All these tins, heavy with karma even when empty, went into my waste-paper basket. Mrs Beddoes would frown as she retrieved them, though she must have known without needing to ask that these were not relics of binges on my part.
Girlfriends weren’t exempt from Hoff’s mathematical calculations, though in that department of economic affairs I think the unit was the pound-orgasm rather than the penny-calorie. A girl who gave him the full penile thrill for less than fifteen shillings (though no doubt he was learning to say ‘seventy-five new pence’ like everyone else) would stay on his books.

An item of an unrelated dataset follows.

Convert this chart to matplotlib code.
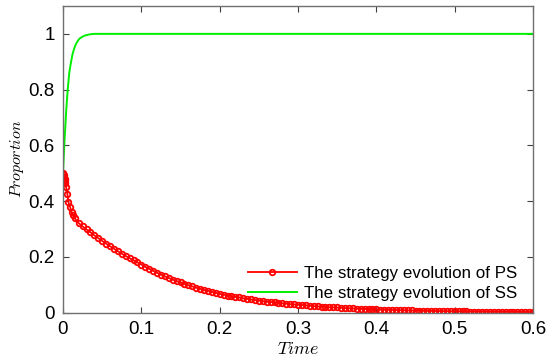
import numpy as np
import matplotlib.pyplot as plt

plt.rcParams['font.family'] = ['Liberation Sans', 'DejaVu Sans']
plt.rcParams['mathtext.fontset'] = 'cm'

# strategy evolution of PS (red, circle markers)
ps_time = [0.0, 0.0005, 0.001, 0.0015, 0.002, 0.0025, 0.003, 0.004, 0.0055, 0.0068,
           0.009, 0.011, 0.013, 0.015, 0.02, 0.025, 0.03, 0.035, 0.04, 0.045,
           0.05, 0.055, 0.06, 0.065, 0.07, 0.075, 0.08, 0.085, 0.09, 0.095,
           0.1, 0.105, 0.11, 0.115, 0.12, 0.125, 0.13, 0.135, 0.14, 0.145,
           0.15, 0.155, 0.16, 0.165, 0.17, 0.175, 0.18, 0.185, 0.19, 0.195,
           0.2, 0.205, 0.21, 0.215, 0.22, 0.225, 0.23, 0.235, 0.24, 0.245,
           0.25, 0.255, 0.26, 0.265, 0.27, 0.275, 0.28, 0.285, 0.29, 0.295,
           0.3, 0.305, 0.31, 0.315, 0.32, 0.325, 0.33, 0.335, 0.34, 0.345,
           0.35, 0.355, 0.36, 0.365, 0.37, 0.375, 0.38, 0.385, 0.39, 0.395,
           0.4, 0.405, 0.41, 0.415, 0.42, 0.425, 0.43, 0.435, 0.44, 0.445,
           0.45, 0.455, 0.46, 0.465, 0.47, 0.475, 0.48, 0.485, 0.49, 0.495,
           0.5, 0.505, 0.51, 0.515, 0.52, 0.525, 0.53, 0.535, 0.54, 0.545,
           0.55, 0.555, 0.56, 0.565, 0.57, 0.575, 0.58, 0.585, 0.59, 0.595,
           0.6]
ps_value = [0.500, 0.497, 0.492, 0.487, 0.480, 0.472, 0.464, 0.450, 0.427, 0.397,
            0.379, 0.361, 0.350, 0.338, 0.321, 0.309, 0.298, 0.288, 0.277, 0.267,
            0.257, 0.247, 0.238, 0.229, 0.220, 0.211, 0.203, 0.195, 0.187, 0.180,
            0.172, 0.164, 0.157, 0.150, 0.143, 0.136, 0.130, 0.124, 0.118, 0.113,
            0.108, 0.103, 0.098, 0.094, 0.089, 0.085, 0.081, 0.078, 0.074, 0.071,
            0.067, 0.064, 0.061, 0.059, 0.056, 0.054, 0.051, 0.049, 0.047, 0.045,
            0.043, 0.041, 0.039, 0.038, 0.036, 0.034, 0.033, 0.032, 0.030, 0.029,
            0.028, 0.027, 0.026, 0.025, 0.023, 0.022, 0.021, 0.020, 0.019, 0.018,
            0.018, 0.017, 0.016, 0.015, 0.015, 0.014, 0.013, 0.013, 0.012, 0.012,
            0.011, 0.0105, 0.010, 0.0095, 0.009, 0.0087, 0.0083, 0.0079, 0.0075, 0.0072,
            0.0068, 0.0065, 0.0062, 0.0059, 0.0056, 0.0054, 0.0051, 0.0049, 0.0047, 0.0045,
            0.0043, 0.0041, 0.0039, 0.0037, 0.0035, 0.0034, 0.0032, 0.0031, 0.0029, 0.0028,
            0.0027, 0.0026, 0.0024, 0.0023, 0.0022, 0.0021, 0.0020, 0.0019, 0.0019, 0.0018,
            0.0017]

# strategy evolution of SS (green line)
ss_time = [0.0, 0.001, 0.002, 0.003, 0.004, 0.005, 0.006, 0.008, 0.01, 0.012,
           0.014, 0.016, 0.018, 0.02, 0.022, 0.025, 0.028, 0.032, 0.036, 0.04,
           0.05, 0.1, 0.2, 0.3, 0.4, 0.5, 0.6]
ss_value = [0.5, 0.56, 0.62, 0.67, 0.72, 0.76, 0.80, 0.86, 0.895, 0.925,
            0.945, 0.96, 0.971, 0.979, 0.985, 0.99, 0.994, 0.997, 0.999, 1.0,
            1.0, 1.0, 1.0, 1.0, 1.0, 1.0, 1.0]

fig = plt.figure(figsize=(5.5, 3.61), dpi=100)
ax = fig.add_axes([63 / 550, 1 - 312.5 / 361, 470 / 550, 306.5 / 361])

ax.plot(ps_time, ps_value, color='red', lw=1.3, marker='o', ms=4.0,
        mfc='none', mew=1.3, label='The strategy evolution of PS')
ax.plot(ss_time, ss_value, color='#00f000', lw=1.4,
        label='The strategy evolution of SS')

ax.set_xlim(0, 0.6)
ax.set_ylim(0, 1.1)
ax.set_xticks([0, 0.1, 0.2, 0.3, 0.4, 0.5, 0.6])
ax.set_xticklabels(['0', '0.1', '0.2', '0.3', '0.4', '0.5', '0.6'])
ax.set_yticks([0, 0.2, 0.4, 0.6, 0.8, 1.0])
ax.set_yticklabels(['0', '0.2', '0.4', '0.6', '0.8', '1'])
ax.tick_params(direction='in', top=True, right=True, labelsize=13.5,
               length=4, width=0.8, color='#404040', pad=6)
for s in ax.spines.values():
    s.set_color('#707070')
    s.set_linewidth(1.0)

ax.set_xlabel('$Time$', fontsize=13, labelpad=2)
ax.set_ylabel('$Proportion$', fontsize=11.5, labelpad=2)

# legend without box, markers stay visible beneath it
ax.legend(loc='lower right', bbox_to_anchor=(0.973, 0.026), fontsize=12.2,
          frameon=False, handlelength=2.9, handletextpad=0.4,
          borderaxespad=0.0, borderpad=0.2, labelspacing=0.3)

fig.savefig('out.png', dpi=100)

Not necessary to celebrate Hitler’s birthday
So when Jean Beddoes expressed worry about Hoff I thought that perhaps a conquest of his had left some incriminating item in his room — panties in the bed, perhaps, at the least. Perhaps a number of pairs. Then she said, ‘I think Mr Hoffman must be a fascist. A proper fascist.’
This was a startling thing for a bedmaker to say in 1971. It wasn’t a startling thing for an undergraduate to say, of course. By this time the word was an entirely unspecific term of disapproval — it wasn’t necessary to wear jackboots in the street or celebrate Hitler’s birthday to earn the label. Jumping the meal queue in Hall was quite enough.
Mrs Beddoes, though, must mean something different. ‘What makes you think so?’ I asked. Miserably she produced something from her pinny pocket. It was an item of clothing — I’d got that right. Not panties, though, or anything else belonging to a girl. It was a bundled pair of socks. I turned them over awkwardly in my hands, completely baffled. Mrs Beddoes reached over to unroll them and exposed the shocking truth. The socks — black, nylon — were neatly labelled with blue Cash’s name-tapes, and the name they carried was BENITO MUSSOLINI.
‘It isn’t just his socks,’ she whispered. ‘That name is on everything he wears.’
Mrs Beddoes didn’t actually think that Hoff was wearing a dead dictator’s nylon socks, but she certainly thought the name-tapes represented a homage to sinister politics. I tried to talk her round.
I explained that it wasn’t any more ominous that he had the Duce’s name on all his things than that he had it in his socks. It only meant that the minimum order for Cash’s name-tapes was a hundred, and that he was a dab hand with a sewing-machine, no doubt smirking as he stitched smugly away.
I managed to persuade Mrs Beddoes that it was just the sort of silly thing Hoff would do, a stupid prank that only a clever person would dream up. I think I did her a favour by persuading her that this wasn’t a matter for the college authorities. Any investigation would show Hoff up as an idiot, nothing worse, but it would make her known as an oppressive snoop, and the word ‘fascist’ would settle on her for good.
I tackled Hoff directly about the name-tapes, the next time he sat near me in Hall. He seemed delighted to have caused so much confusion and distress, but also made out that he was making a serious philosophical point. If labels served the purpose of distinguishing one person’s property from anyone else’s, then Mussolini name-tapes would do the job just as well on A staircase as Hoffman ones.
He boasted of other footling projects. He had posed as Joseph Stalin to procure library tickets and opened a Post Office account in the name of Karl Marx. His long-term goal was to persuade a bank to set up an account for himself as Mussolini, without changing his name by Deed Poll or Statutory Declaration, which he regarded as an inadmissible short cut.